[WHAT THE EXERCISE ASKS]:
Retype every line from the start of the entries below down to the line with "import plotly.graph_objects as go", both ends included; skip the pictures.

Rows from a dataset of charts and code:
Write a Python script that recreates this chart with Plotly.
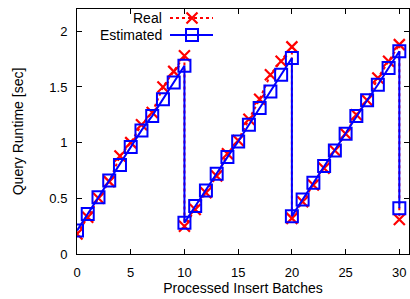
import plotly.graph_objects as go

batches = [0, 1, 2, 3, 4, 5, 6, 7, 8, 9, 10,
           10, 11, 12, 13, 14, 15, 16, 17, 18, 19, 20,
           20, 21, 22, 23, 24, 25, 26, 27, 28, 29, 30,
           30]
real = [0.18, 0.33, 0.50, 0.65, 0.88, 1.00, 1.16, 1.27, 1.50, 1.64, 1.78,
        0.25, 0.40, 0.55, 0.70, 0.90, 1.02, 1.21, 1.39, 1.61, 1.73, 1.86,
        0.32, 0.47, 0.62, 0.77, 0.93, 1.08, 1.25, 1.38, 1.58, 1.73, 1.88,
        0.31]
estimated = [0.21, 0.36, 0.51, 0.66, 0.80, 0.96, 1.11, 1.24, 1.39, 1.54, 1.69,
             0.28, 0.43, 0.57, 0.72, 0.87, 1.01, 1.16, 1.31, 1.46, 1.61, 1.76,
             0.34, 0.49, 0.64, 0.79, 0.93, 1.08, 1.24, 1.38, 1.52, 1.67, 1.82,
             0.41]
x_ticks = [0, 5, 10, 15, 20, 25, 30]
y_ticks = [0, 0.5, 1, 1.5, 2]
y_tick_labels = ["0", "0.5", "1", "1.5", "2"]
series_names = ["Real", "Estimated"]

RED = "#ff0000"
BLUE = "#0000ff"
FONT = "Liberation Sans, Arial, sans-serif"

W, H = 410, 299
ML, MR, MT, MB = 77, 1, 9, 45

real_line = dict(color=RED, width=2, dash="dot")
real_marker = dict(symbol="x-thin", size=11, line=dict(color=RED, width=2.2), color=RED)
est_line = dict(color=BLUE, width=2)
est_marker = dict(symbol="square-open", size=12, line=dict(color=BLUE, width=2), color=BLUE)

fig = go.Figure()
fig.add_trace(go.Scatter(x=batches, y=real, mode="lines+markers", name=series_names[0],
                         line=real_line, marker=real_marker, showlegend=False))
fig.add_trace(go.Scatter(x=batches, y=estimated, mode="lines+markers", name=series_names[1],
                         line=est_line, marker=est_marker, showlegend=False))

# gnuplot-style key (text left, sample right), on an overlay axis in pixel units
key_rows = [18, 35]
key_line_x = [170, 213]
key_marker_x = [192]
for name, row, ln, mk in [(series_names[0], key_rows[0], real_line, real_marker),
                          (series_names[1], key_rows[1], est_line, est_marker)]:
    fig.add_trace(go.Scatter(x=key_line_x, y=[row, row], mode="lines", line=ln,
                             xaxis="x2", yaxis="y2", showlegend=False, hoverinfo="skip"))
    fig.add_trace(go.Scatter(x=key_marker_x, y=[row], mode="markers", marker=mk,
                             xaxis="x2", yaxis="y2", showlegend=False, hoverinfo="skip"))
    fig.add_annotation(x=164, y=row, xref="x2", yref="y2", text=name, showarrow=False,
                       xanchor="right", yanchor="middle",
                       font=dict(family=FONT, size=14, color="#000000"))

axis_common = dict(showgrid=False, zeroline=False, showline=True, linecolor="#000000",
                   linewidth=1, mirror="allticks", ticks="inside", ticklen=5,
                   tickcolor="#000000", tickwidth=1, automargin=False,
                   tickfont=dict(family=FONT, size=13, color="#000000"))

fig.update_layout(
    width=W, height=H,
    margin=dict(l=ML, r=MR, t=MT, b=MB),
    paper_bgcolor="white", plot_bgcolor="white",
    xaxis=dict(range=[0, 30.9], tickvals=x_ticks, ticklabelstandoff=6,
               title=dict(text="Processed Insert Batches", standoff=4,
                          font=dict(family=FONT, size=14, color="#000000")),
               **axis_common),
    yaxis=dict(range=[0, 2.2], tickvals=y_ticks, ticktext=y_tick_labels, ticklabelstandoff=6,
               title=dict(text="Query Runtime [sec]", standoff=22,
                          font=dict(family=FONT, size=14, color="#000000")),
               **axis_common),
    xaxis2=dict(range=[ML, W - MR], overlaying="x", visible=False, fixedrange=True),
    yaxis2=dict(range=[H - MB, MT], overlaying="y", visible=False, fixedrange=True),
    showlegend=False,
)

fig.write_html("out.html", config={"displayModeBar": False},
               post_script="document.body.style.margin='0';document.body.style.overflow='hidden';")
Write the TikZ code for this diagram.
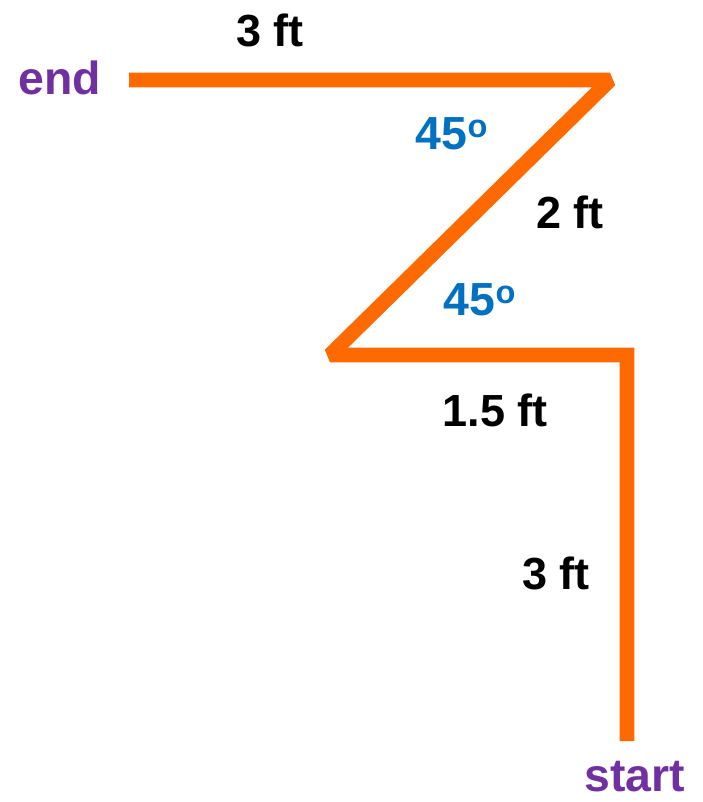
\documentclass[tikz,border=0pt]{standalone}
\usepackage{fontspec}
\setmainfont{Liberation Sans}
\usepackage{xcolor}
\usetikzlibrary{positioning}

\definecolor{pathorange}{HTML}{FF6A00}
\definecolor{tagpurple}{HTML}{7030A0}
\definecolor{angleblue}{HTML}{0070C0}

\begin{document}
\begin{tikzpicture}[
    x=0.025cm, y=-0.025cm,
    route/.style={line width=0.37cm, draw=pathorange, line join=miter, miter limit=1.5},
    dist/.style={font=\fontsize{32}{37}\selectfont\bfseries, text=black, inner sep=0pt},
    tag/.style={font=\fontsize{33}{38}\selectfont\bfseries, text=tagpurple, inner sep=0pt},
    angle label/.style={font=\fontsize{33}{38}\selectfont\bfseries, text=angleblue, inner sep=0pt}
]
\useasboundingbox (0,0) rectangle (703,802);

% Corners of the walk
\coordinate (start) at (627,741);
\coordinate (turn1) at (627,355);
\coordinate (turn2) at (330,355);
\coordinate (turn3) at (610,80);
\coordinate (finish) at (129,80);

% Path
\draw[route] (start) -- (turn1) -- (turn2) -- (turn3) -- (finish);

% Start and end
\node[tag] (start_lbl) at (635,777) {start};
\node[tag] (end_lbl) at (60,78) {end};

% Lengths
\node[dist] (len_top) at (270,30) {3 ft};
\node[dist] (len_diag) at (570,212) {2 ft};
\node[dist] (len_mid) at (495,410) {1.5 ft};
\node[dist] (len_up) at (556,573) {3 ft};

% Angles
\node[angle label] (ang_top) at (452,134) {45\textsuperscript{o}};
\node[angle label] (ang_low) at (480,300) {45\textsuperscript{o}};

\end{tikzpicture}
\end{document}
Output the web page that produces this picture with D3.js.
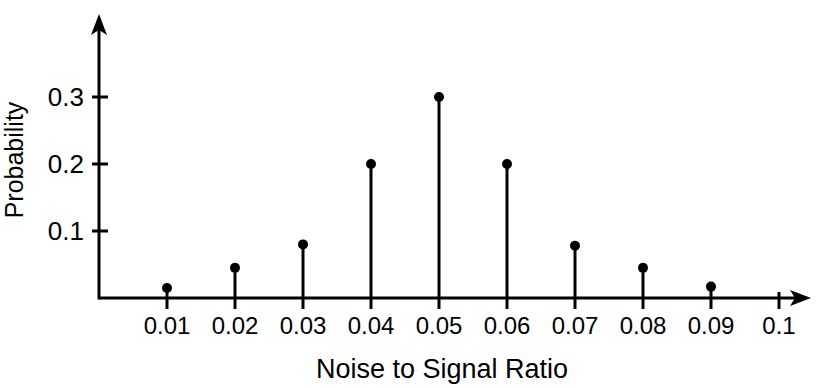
<!DOCTYPE html>
<html>
<head>
<meta charset="utf-8">
<script src="https://cdn.jsdelivr.net/npm/d3@7"></script>
<style>
  body { margin: 0; background: #fff; }
  svg text { font-family: "Liberation Sans", Arial, Helvetica, sans-serif; fill: #000; }
</style>
</head>
<body>
<svg id="chart" width="830" height="388"></svg>
<script>
const ratios = [0.01, 0.02, 0.03, 0.04, 0.05, 0.06, 0.07, 0.08, 0.09];
const probs = [0.015, 0.045, 0.08, 0.2, 0.3, 0.2, 0.078, 0.045, 0.017];
const xTicks = [0.01, 0.02, 0.03, 0.04, 0.05, 0.06, 0.07, 0.08, 0.09, 0.1];
const yTicks = [0.1, 0.2, 0.3];

const svg = d3.select("#chart");
const x = d3.scaleLinear().domain([0, 0.1]).range([99, 779]);
const y = d3.scaleLinear().domain([0, 0.3]).range([298, 97]);
const ink = "#000";

// axes lines
svg.append("line").attr("x1", x(0)).attr("x2", 795)
  .attr("y1", y(0)).attr("y2", y(0)).attr("stroke", ink).attr("stroke-width", 3);
svg.append("line").attr("x1", x(0)).attr("x2", x(0))
  .attr("y1", y(0) + 1.5).attr("y2", 30).attr("stroke", ink).attr("stroke-width", 3);

// arrow heads
svg.append("path")
  .attr("d", `M${x(0)},14 L${x(0) - 8},35 L${x(0)},30 L${x(0) + 8},35 Z`)
  .attr("fill", ink);
svg.append("path")
  .attr("d", `M811,${y(0)} L790,${y(0) - 8} L795,${y(0)} L790,${y(0) + 8} Z`)
  .attr("fill", ink);

// y ticks
svg.selectAll("line.ytick").data(yTicks).join("line")
  .attr("class", "ytick")
  .attr("x1", x(0) - 7).attr("x2", x(0) + 9)
  .attr("y1", d => y(d)).attr("y2", d => y(d))
  .attr("stroke", ink).attr("stroke-width", 3);
svg.selectAll("text.ylab").data(yTicks).join("text")
  .attr("class", "ylab")
  .attr("x", x(0) - 15).attr("y", d => y(d) + 9)
  .attr("text-anchor", "end").attr("font-size", 26)
  .text(d => d3.format(".1f")(d));

// x ticks
svg.selectAll("line.xtick").data(xTicks).join("line")
  .attr("class", "xtick")
  .attr("x1", d => x(d)).attr("x2", d => x(d))
  .attr("y1", d => d === 0.1 ? y(0) - 6 : y(0)).attr("y2", y(0) + 11)
  .attr("stroke", ink).attr("stroke-width", 3);
svg.selectAll("text.xlab").data(xTicks).join("text")
  .attr("class", "xlab")
  .attr("x", d => x(d)).attr("y", 334)
  .attr("text-anchor", "middle").attr("font-size", 24)
  .text(d => d === 0.1 ? "0.1" : d3.format(".2f")(d));

// stems
const pts = ratios.map((r, i) => ({r, p: probs[i]}));
svg.selectAll("line.stem").data(pts).join("line")
  .attr("class", "stem")
  .attr("x1", d => x(d.r)).attr("x2", d => x(d.r))
  .attr("y1", y(0)).attr("y2", d => y(d.p))
  .attr("stroke", ink).attr("stroke-width", 3);
svg.selectAll("circle.dot").data(pts).join("circle")
  .attr("class", "dot")
  .attr("cx", d => x(d.r)).attr("cy", d => y(d.p))
  .attr("r", 5).attr("fill", ink);

// axis titles
svg.append("text")
  .attr("x", 442).attr("y", 378)
  .attr("text-anchor", "middle").attr("font-size", 27)
  .text("Noise to Signal Ratio");
svg.append("text")
  .attr("transform", "translate(23,160) rotate(-90)")
  .attr("text-anchor", "middle").attr("font-size", 25)
  .text("Probability");
</script>
</body>
</html>
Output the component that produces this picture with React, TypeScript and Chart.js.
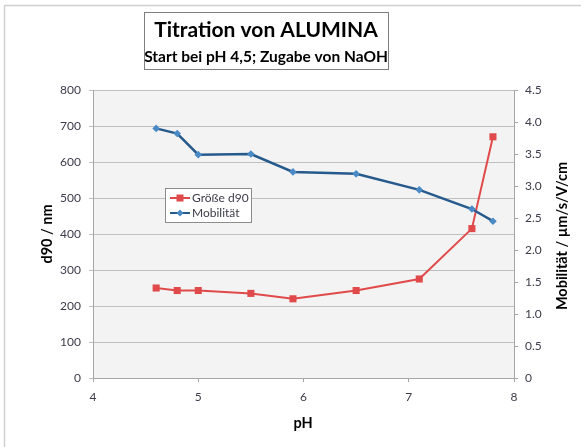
import React, { useEffect, useRef } from "react";
import { Chart, registerables } from "chart.js";

Chart.register(...registerables);

const phSize = [4.6, 4.8, 5.0, 5.5, 5.9, 6.5, 7.1, 7.6, 7.8];
const d90Values = [250, 243, 243, 235, 220, 243, 275, 415, 670];
const phMob = [4.6, 4.8, 5.0, 5.5, 5.9, 6.5, 7.1, 7.6, 7.8];
const mobilityValues = [3.9, 3.82, 3.49, 3.5, 3.22, 3.19, 2.94, 2.64, 2.45];
const titleText = "Titration von ALUMINA";
const subtitleText = "Start bei pH 4,5; Zugabe von NaOH";
const seriesNames = ["Größe d90", "Mobilität"];
const xTitle = "pH";
const yTitle = "d90 / nm";
const y1Title = "Mobilität / µm/s/V/cm";

const FONT = "Lato, 'Open Sans', sans-serif";
const RED = "#e04a4a";
const BLUE_LINE = "#275a8c";
const BLUE_MARK = "#4a8ac6";
const TEXT = "#3c3c4a";

const decorPlugin = {
  id: "decor",
  beforeDraw(chart: any) {
    const { ctx, chartArea } = chart;
    ctx.save();
    ctx.fillStyle = "#ffffff";
    ctx.fillRect(0, 0, chart.width, chart.height);
    ctx.strokeStyle = "#d0d0d0";
    ctx.lineWidth = 1.5;
    ctx.strokeRect(4.5, 5.5, chart.width + 10, chart.height + 10);
    ctx.fillStyle = "#f3f3f3";
    ctx.fillRect(chartArea.left, chartArea.top, chartArea.right - chartArea.left, chartArea.bottom - chartArea.top);
    ctx.restore();
  },
  afterDraw(chart: any) {
    const { ctx } = chart;
    ctx.save();
    ctx.fillStyle = "#ffffff";
    ctx.fillRect(144, 12, 244, 57);
    ctx.strokeStyle = "#7f7f7f";
    ctx.lineWidth = 1;
    ctx.strokeRect(144.5, 12.5, 244, 57);
    ctx.fillStyle = "#000000";
    ctx.textAlign = "center";
    ctx.textBaseline = "middle";
    ctx.font = `bold 21px ${FONT}`;
    ctx.fillText(titleText, 266, 30);
    ctx.font = `bold 15.5px ${FONT}`;
    ctx.fillText(subtitleText, 266, 57);

    ctx.font = `bold 14.5px ${FONT}`;
    ctx.fillStyle = "#000000";
    ctx.fillText(xTitle, 303, 423);
    ctx.save();
    ctx.translate(47, 234);
    ctx.rotate(-Math.PI / 2);
    ctx.fillText(yTitle, 0, 0);
    ctx.restore();
    ctx.save();
    ctx.translate(562, 236);
    ctx.rotate(-Math.PI / 2);
    ctx.fillText(y1Title, 0, 0);
    ctx.restore();

    const lx = 165, ly = 188, lw = 86, lh = 34;
    ctx.fillStyle = "#ffffff";
    ctx.fillRect(lx, ly, lw, lh);
    ctx.strokeStyle = "#8c8c8c";
    ctx.strokeRect(lx + 0.5, ly + 0.5, lw, lh);
    const entries = [
      { name: seriesNames[0], line: RED, mark: RED, shape: "rect", y: ly + 10 },
      { name: seriesNames[1], line: BLUE_LINE, mark: BLUE_MARK, shape: "diamond", y: ly + 25 },
    ];
    ctx.font = `12px ${FONT}`;
    ctx.textAlign = "left";
    for (const e of entries) {
      ctx.strokeStyle = e.line;
      ctx.lineWidth = 2;
      ctx.beginPath();
      ctx.moveTo(lx + 5, e.y);
      ctx.lineTo(lx + 25, e.y);
      ctx.stroke();
      ctx.fillStyle = e.mark;
      if (e.shape === "rect") {
        ctx.fillRect(lx + 11.5, e.y - 3.5, 7, 7);
      } else {
        ctx.beginPath();
        ctx.moveTo(lx + 15, e.y - 3.5);
        ctx.lineTo(lx + 18.5, e.y);
        ctx.lineTo(lx + 15, e.y + 3.5);
        ctx.lineTo(lx + 11.5, e.y);
        ctx.closePath();
        ctx.fill();
      }
      ctx.fillStyle = TEXT;
      ctx.fillText(e.name, lx + 27, e.y + 0.5);
    }
    ctx.restore();
  },
};

export default function App() {
  const ref = useRef<HTMLCanvasElement | null>(null);
  useEffect(() => {
    if (!ref.current) return;
    const chart = new Chart(ref.current, {
      type: "scatter",
      data: {
        datasets: [
          {
            label: seriesNames[0],
            data: phSize.map((x, i) => ({ x, y: d90Values[i] })),
            showLine: true,
            borderColor: RED,
            backgroundColor: RED,
            borderWidth: 2,
            pointStyle: "rect",
            pointRadius: 5,
            pointBorderWidth: 0,
            yAxisID: "y",
            order: 2,
          },
          {
            label: seriesNames[1],
            data: phMob.map((x, i) => ({ x, y: mobilityValues[i] })),
            showLine: true,
            borderColor: BLUE_LINE,
            backgroundColor: BLUE_MARK,
            pointBackgroundColor: BLUE_MARK,
            pointBorderColor: BLUE_MARK,
            borderWidth: 2.5,
            pointStyle: "rectRot",
            pointRadius: 3.8,
            pointBorderWidth: 0,
            yAxisID: "y1",
            order: 1,
          },
        ],
      },
      options: {
        animation: false,
        responsive: false,
        maintainAspectRatio: false,
        layout: { padding: { top: 90, left: 0, right: 0, bottom: 0 } },
        plugins: { legend: { display: false }, tooltip: { enabled: false }, title: { display: false } },
        scales: {
          x: {
            type: "linear",
            min: 4,
            max: 8,
            ticks: { stepSize: 1, color: TEXT, font: { family: FONT, size: 12 }, padding: 8 },
            grid: { display: true, drawOnChartArea: false, drawTicks: true, tickLength: 4, color: "#a6a6a6" },
            border: { display: true, color: "#a6a6a6" },
            afterFit: (s: any) => { s.height = 69; },
          },
          y: {
            position: "left",
            min: 0,
            max: 800,
            ticks: { stepSize: 100, color: TEXT, font: { family: FONT, size: 12 }, padding: 8 },
            grid: { color: "#bfbfbf", tickLength: 4, drawTicks: true },
            border: { display: true, color: "#a6a6a6" },
            afterFit: (s: any) => { s.width = 93; },
          },
          y1: {
            position: "right",
            min: 0,
            max: 4.5,
            ticks: { stepSize: 0.5, color: TEXT, font: { family: FONT, size: 12 }, padding: 7 },
            grid: { drawOnChartArea: false, tickLength: 4, drawTicks: true, color: "#a6a6a6" },
            border: { display: true, color: "#a6a6a6" },
            afterFit: (s: any) => { s.width = 67; },
          },
        },
      },
      plugins: [decorPlugin],
    } as any);
    return () => chart.destroy();
  }, []);
  return (
    <div style={{ position: "fixed", left: 0, top: 0, width: 581, height: 447 }}>
      <canvas ref={ref} width={581} height={447} style={{ width: 581, height: 447, display: "block" }} />
    </div>
  );
}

[ANSWER FOR THIS EXERCISE]:
Write a Python script that recreates this chart with Plotly.
import plotly.graph_objects as go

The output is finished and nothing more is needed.